I learnt using runtime, I always carry a hard table both for a normal CCR dive, and a bailout version. The scrubber was heavlly tested, and has excellent (conservative) rules of use, so loss of the temp' stick is an inconvenience, not a concern. (Which has been proven time and time again by the temp stick).

So, as long as I have a working PO2 display, I can revert to the hard table, and runtime, or follow any decompression data my independent computer is giving me.
If I lose all the electronics (including the HUD), then I can bailout using my bailout runtime, or follow the independent computer.
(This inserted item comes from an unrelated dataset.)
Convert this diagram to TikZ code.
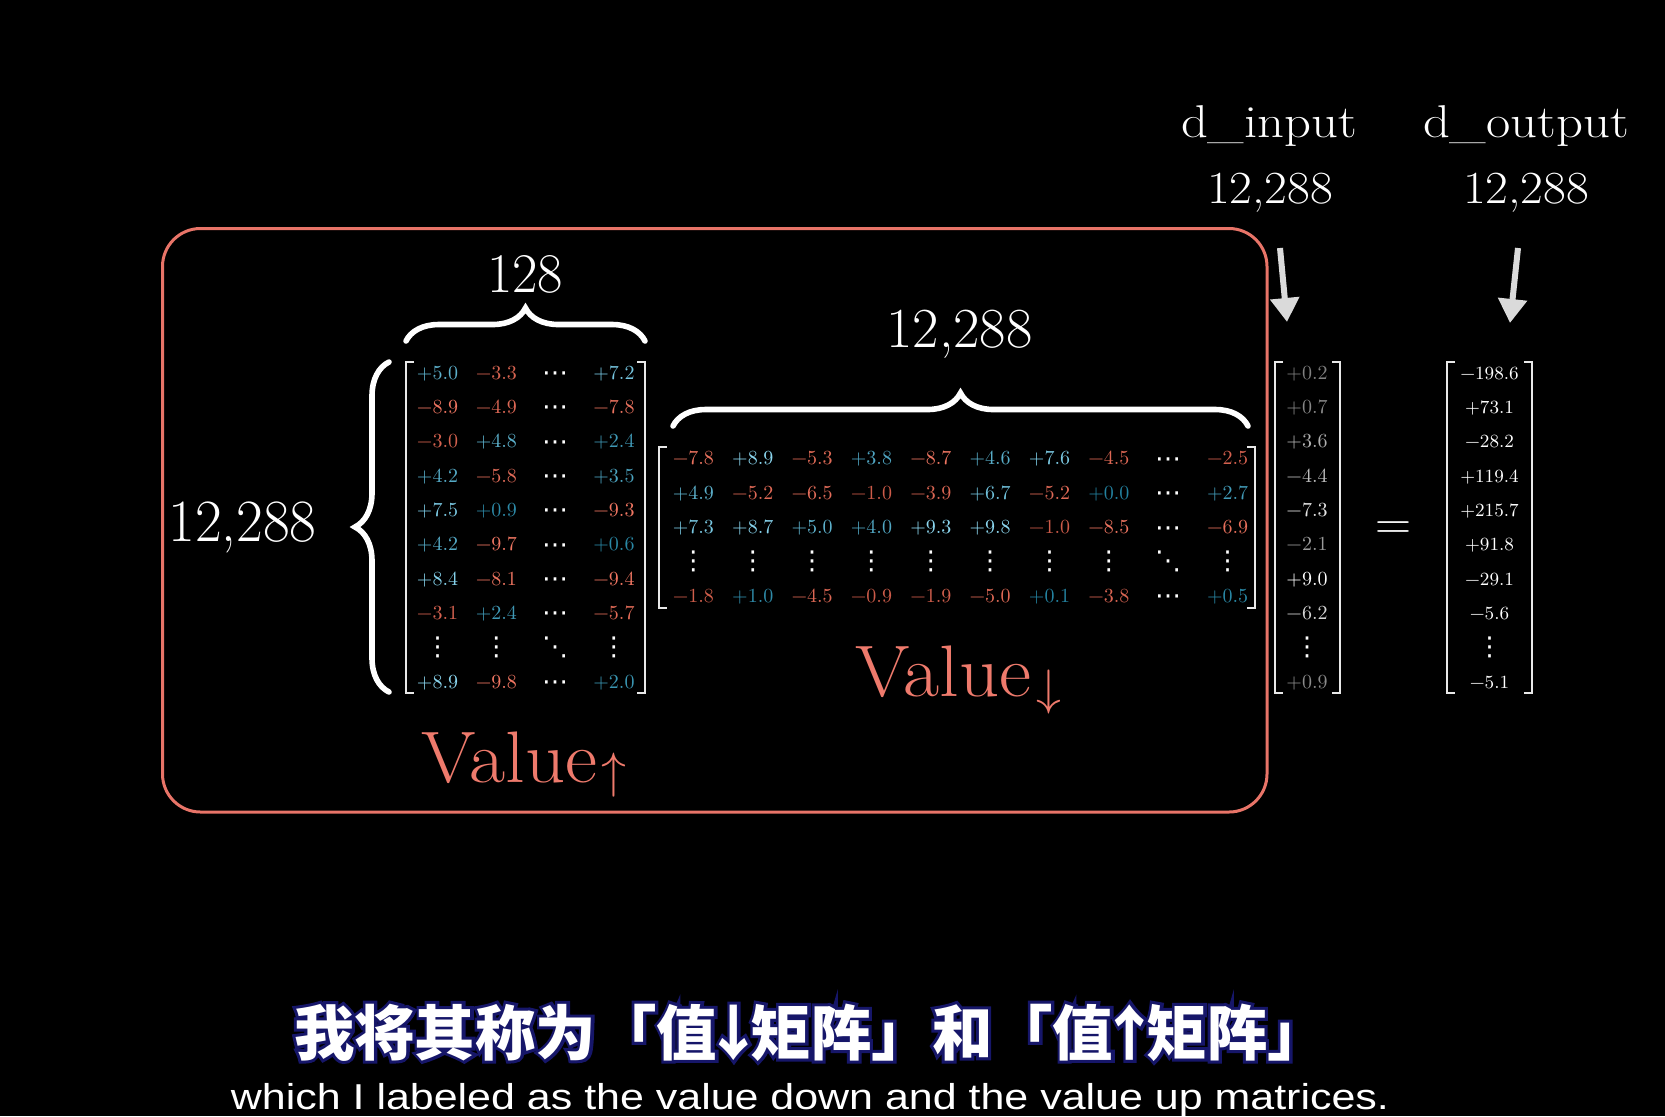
\documentclass[tikz,border=0pt]{standalone}
\usepackage{fontspec}
\usepackage{graphicx}
\usetikzlibrary{decorations.pathreplacing,arrows.meta,calc}
\newfontfamily\zhfont{Noto Sans CJK SC}
\newfontfamily\zhfontol{Noto Sans CJK SC}[FakeBold=10]
\newfontfamily\enfont{Liberation Sans}
\newfontfamily\dvfont{DejaVu Sans}

\definecolor{boxred}{RGB}{232,116,104}
\definecolor{valred}{RGB}{238,122,108}
\definecolor{blo}{RGB}{35,130,160}
\definecolor{bhi}{RGB}{140,215,240}
\definecolor{rlo}{RGB}{200,88,70}
\definecolor{rhi}{RGB}{240,118,98}
\definecolor{glo}{RGB}{125,125,125}
\definecolor{ghi}{RGB}{255,255,255}
\definecolor{brkgray}{RGB}{232,232,232}
\definecolor{arrgray}{RGB}{218,218,218}
\definecolor{outnavy}{RGB}{22,22,105}

\newcommand\fs[1]{\fontsize{#1}{#1}\selectfont}
\newcommand\fitw[2]{\resizebox{#1}{\height}{#2}}
\newcommand\dotc[1]{\raisebox{0.8pt}{$\vcenter{\hbox{\dvfont\fs{13}#1}}$}}
\newcommand\mycdots{\raisebox{-2pt}{\dotc{⋯}}}
\newcommand\myvdots{\dotc{⋮}}
\newcommand\myddots{\dotc{⋱}}

\def\entparse#1#2\relax{%
 \if#1p\pgfmathsetmacro\ep{min(100,11*#2)}\textcolor{bhi!\ep!blo}{+#2}\fi
 \if#1m\pgfmathsetmacro\ep{min(100,11*#2)}\textcolor{rhi!\ep!rlo}{−#2}\fi
 \if#1c\mycdots\fi
 \if#1v\myvdots\fi
 \if#1d\myddots\fi}
\newcommand\ent[1]{\expandafter\entparse#1\relax}
\def\gentparse#1#2\relax{\if#1v\myvdots\else\pgfmathsetmacro\ep{min(100,11*#2)}\textcolor{ghi!\ep!glo}{\if#1p+\else−\fi#2}\fi}
\newcommand\gent[1]{\expandafter\gentparse#1\relax}
\def\wentparse#1#2\relax{\if#1v\myvdots\else\if#1p+\else−\fi#2\fi}
\newcommand\went[1]{\expandafter\wentparse#1\relax}

\newcommand\zhtext{我将其称为「值\makebox[0.55em]{↓}矩阵」和「值\makebox[0.55em]{↑}矩阵」}

\tikzset{
  ent/.style={anchor=base,font=\fs{10}},
  lbl/.style={anchor=base,text=white},
  brk/.style={draw=brkgray,line width=1pt},
  curly/.style={draw=white,line width=2.8pt,line cap=round,decorate},
  bigarrow/.style={draw=arrgray,line width=3pt,-{Triangle[width=14pt,length=12pt]}},
}

\begin{document}
\begin{tikzpicture}[x=0.5pt,y=-0.5pt,every node/.style={inner sep=0pt,text=white}]
\fill[black] (0,0) rectangle (1665,1116);
\useasboundingbox (0,0) rectangle (1665,1116);

% red box
\draw[boxred,line width=1.5pt,rounded corners=19pt] (162.5,228.5) rectangle (1267,812);

% top labels
\node[lbl,font=\fs{23}] (din) at (1269,137) {\fitw{88pt}{d\_input}};
\node[lbl,font=\fs{23}] (dout) at (1526,137) {\fitw{103pt}{d\_output}};
\node[lbl,font=\fs{23}] (nin) at (1270,203) {\fitw{63pt}{12,288}};
\node[lbl,font=\fs{23}] (nout) at (1526,203) {\fitw{63pt}{12,288}};

\coordinate (ai1) at (1280,248);
\coordinate (ai2) at (1287,322);
\coordinate (ao1) at (1518,248);
\coordinate (ao2) at (1510,323);
\draw[bigarrow] (ai1) -- (ai2);
\draw[bigarrow] (ao1) -- (ao2);

% dimension labels
\node[lbl,font=\fs{28}] (n128) at (525,292) {\fitw{38pt}{128}};
\node[lbl,font=\fs{28.3}] (nmid) at (959.5,347) {\fitw{73pt}{12,288}};
\node[lbl,font=\fs{30}] (nleft) at (242.5,541.6) {\fitw{74pt}{12,288}};

% braces
\coordinate (b1a) at (406,341); \coordinate (b1b) at (645,341);
\coordinate (b2a) at (389,692); \coordinate (b2b) at (389,362);
\coordinate (b3a) at (673,426); \coordinate (b3b) at (1248,426);
\draw[curly,decoration={brace,amplitude=16.5pt}] (b1a) -- (b1b);
\draw[curly,decoration={brace,amplitude=17pt}] (b2a) -- (b2b);
\draw[curly,decoration={brace,amplitude=16.5pt}] (b3a) -- (b3b);

% Value-up matrix
\foreach \row [count=\r] in {
 {p5.0,m3.3,c,p7.2},{m8.9,m4.9,c,m7.8},{m3.0,p4.8,c,p2.4},{p4.2,m5.8,c,p3.5},
 {p7.5,p0.9,c,m9.3},{p4.2,m9.7,c,p0.6},{p8.4,m8.1,c,m9.4},{m3.1,p2.4,c,m5.7},
 {v,v,d,v},{p8.9,m9.8,c,p2.0}} {
  \foreach \e [count=\c] in \row {
    \node[ent] (VU-\r-\c) at ({437.5+58.83*(\c-1)},{379.3+34.33*(\r-1)}) {\ent{\e}};
  }
}
\draw[brk] (414,361.7) -- (406,361.7) -- (406,693) -- (414,693);
\draw[brk] (637,361.7) -- (645,361.7) -- (645,693) -- (637,693);

% Value-down matrix
\foreach \row [count=\r] in {
 {m7.8,p8.9,m5.3,p3.8,m8.7,p4.6,p7.6,m4.5,c,m2.5},
 {p4.9,m5.2,m6.5,m1.0,m3.9,p6.7,m5.2,p0.0,c,p2.7},
 {p7.3,p8.7,p5.0,p4.0,p9.3,p9.8,m1.0,m8.5,c,m6.9},
 {v,v,v,v,v,v,v,v,d,v},
 {m1.8,p1.0,m4.5,m0.9,m1.9,m5.0,p0.1,m3.8,c,p0.5}} {
  \foreach \e [count=\c] in \row {
    \node[ent] (VD-\r-\c) at ({693.4+59.35*(\c-1)},{464.9+34.45*(\r-1)}) {\ent{\e}};
  }
}
\draw[brk] (666.7,447) -- (658.7,447) -- (658.7,607.5) -- (666.7,607.5);
\draw[brk] (1247,447) -- (1255,447) -- (1255,607.5) -- (1247,607.5);

% input vector
\foreach \e [count=\r] in {p0.2,p0.7,p3.6,m4.4,m7.3,m2.1,p9.0,m6.2,v,p0.9} {
  \node[ent] (VI-\r) at (1307,{379.3+34.33*(\r-1)}) {\gent{\e}};
}
\draw[brk] (1283,361.7) -- (1275,361.7) -- (1275,693) -- (1283,693);
\draw[brk] (1332,361.7) -- (1340,361.7) -- (1340,693) -- (1332,693);

% equals
\node[lbl,font=\fs{25}] (eq) at (1393.5,539.4) {=};

% output vector
\foreach \e [count=\r] in {m198.6,p73.1,m28.2,p119.4,p215.7,p91.8,m29.1,m5.6,v,m5.1} {
  \node[ent,font=\fs{9.3},text=white] (VO-\r) at (1489.5,{379.3+34.33*(\r-1)}) {\went{\e}};
}
\draw[brk] (1455,361.7) -- (1447,361.7) -- (1447,693) -- (1455,693);
\draw[brk] (1524,361.7) -- (1532,361.7) -- (1532,693) -- (1524,693);

% Value labels
\node[anchor=base west,text=valred,font=\fs{36.5}] (vup) at (421,782)
  {\fitw{88pt}{Value}\kern2pt\raisebox{-2.85pt}{\fs{25}$\uparrow$}};
\node[anchor=base west,text=valred,font=\fs{36.5}] (vdown) at (855,696)
  {\fitw{88pt}{Value}\kern2.5pt\raisebox{-4.35pt}{\fs{25}$\downarrow$}};

% subtitles
\node[anchor=base,text=outnavy] (zhol) at (811,1055)
  {\fitw{517pt}{\zhfontol\bfseries\fs{30}\zhtext}};
\node[anchor=base,text=white] (zh) at (811,1055)
  {\fitw{517pt}{\zhfont\bfseries\fs{30}\zhtext}};
\node[anchor=base,text=white] (en) at (810,1109.3)
  {\fitw{579pt}{\enfont\fs{18}which I labeled as the value down and the value up matrices.}};
\end{tikzpicture}
\end{document}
If you are not prepared to have a backup plan, you shouldn't be diving CCR.
 
Hello,

We published a fairly comprehensive evaluation of the Revo RMS and Inspo temp stick 2 years ago.

I was surprised at how accurate both were in predicting CO2 breakthrough (except at the surface!).

You can download the publication from PubMed Central here:

https://www.ncbi.nlm.nih.gov/pmc/articles/PMC6526050/pdf/DHMJ-49-48.pdf

Simon
 
We published a fairly comprehensive evaluation of the Revo RMS and Inspo temp stick 2 years ago.

From the report

Conclusion: When operated at even shallow depth, temperature sticks provided timely warning of significant CO2 breakthrough in the scenarios examined. They are much less accurate during simulated exercise at surface pressure.

The rEvo warned conservatively in all five tests (approximately 60 minutes prior). Inspiration warnings immediately preceded breakthrough in six of eight tests, but were marginally late in one test and 13 minutes late in another.
 
Marginally late sounds like marginally dead.
 
Expand - I'm always looking to improve.
You typed, or the result of your action was, the sentence:

I almost never dive without a bailout cylinder.

The logical corollary is that you sometimes dive without a bailout. Which can be deadly, unless you are trying out your rebreather in a 3 feet deep jacuzzi under supervision...
 
Yes they most certainly do, and having gone through 13 probes in three years (all replaced under warranty) I am very much aware of the possibility of failure. In the case of an rMS failure, just revert back to the recommended scrubber times we were all taught during our MOD1 which are very conservative. Pretty simple really .
The problem is, the rMS is "allowing" divers to push their scrubbers way past the manufacturer's recommended duration. Ergo, according to your own logic, the diver would in general have to immediately abort their dive if the rMS crapped out on them. Which might be fine if they have planned their dive with this in mind, but if they had not (I know divers who are ridiculously light on bailout), then a whole game of unknowns would suddenly open up to them...
I would treat the rMS exactly as a pO2 sensor in this respect (except that you cannot flush a rMS and you don't have redundancy).
 
The logical corollary is that you sometimes dive without a bailout. Which can be deadly, unless you are trying out your rebreather in a 3 feet deep jacuzzi under supervision...

I think it was inferred, but for clarity. I normally dive with an off board Ali80 for bailout. On extremely rare occasions, I dive without the Ali80, reverting to the 3 litre onboard bailout. This is on a shallow dive, 15m or shallower, and where my buddy has full independent bailout. It is rare luxury to not be carrying the ali80.
 
The same reason there is no temp stick in a Meg, Kiss, Triton, Optima, SF2, Hollis, RB80, and others. It's an unneeded complication.